A lot of that overlaps with the inclusivity piece, because if you’re able to have better access, you’re going to be a little bit more inclusive. Inclusivity means that once you get people there, you want to have them feel the sense of belonging, they belong in those spaces. So not only have you welcomed them and made it more accessible, but you’re including them and they feel that belonging.

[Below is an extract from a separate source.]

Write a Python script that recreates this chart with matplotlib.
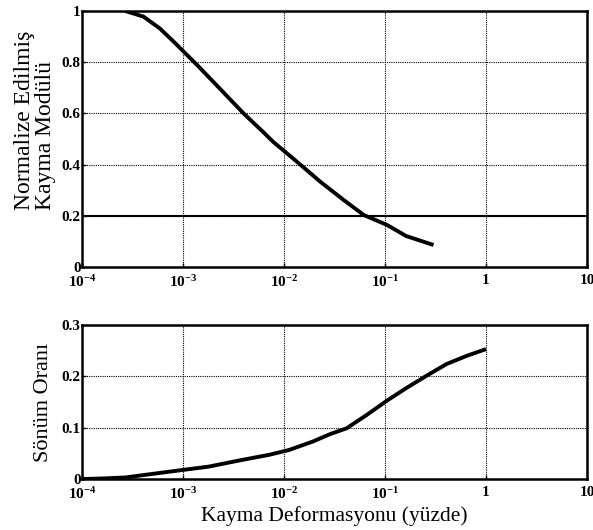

Safety is related to my work as deputy chair of [the General Convention Committee on] Sexual Harassment, Sexual Exploitation and Safeguarding. If we’re going to be making our church structures more accessible and more inclusive, then we also have to ensure that we’re bringing them into safe spaces and that we’re taking care of them. I’m also working on how I can implement these themes in both structural changes but also in cultural changes that need to be made in The Episcopal Church.

 

ENS: What’s your understanding of the role of president of the House of Deputies? There are constitutional duties, of course, but beyond that, what does this job mean to you?

Ayala Harris: That one’s like an essay question on a final exam! Beyond presiding over the House of Deputies during General Convention and being vice chair of executive council and being vice president of the Domestic and Foreign Missionary Society, the president of the House of Deputies has this tremendous ability to make appointments, which is an amazing opportunity to expand who is in leadership. … I don’t want to overstate this too much, but being someone who represents the voices of clergy and laity in the church is very important and a huge honor.

It’s one thing to have watched President Jennings do this role for the last seven years so closely, and it’s a whole other thing to be doing it. I’m new in the skin of the president and it’s thrilling and scary all at the same time. But with a lot of help and everyone’s prayers, I hope to be able to live into it.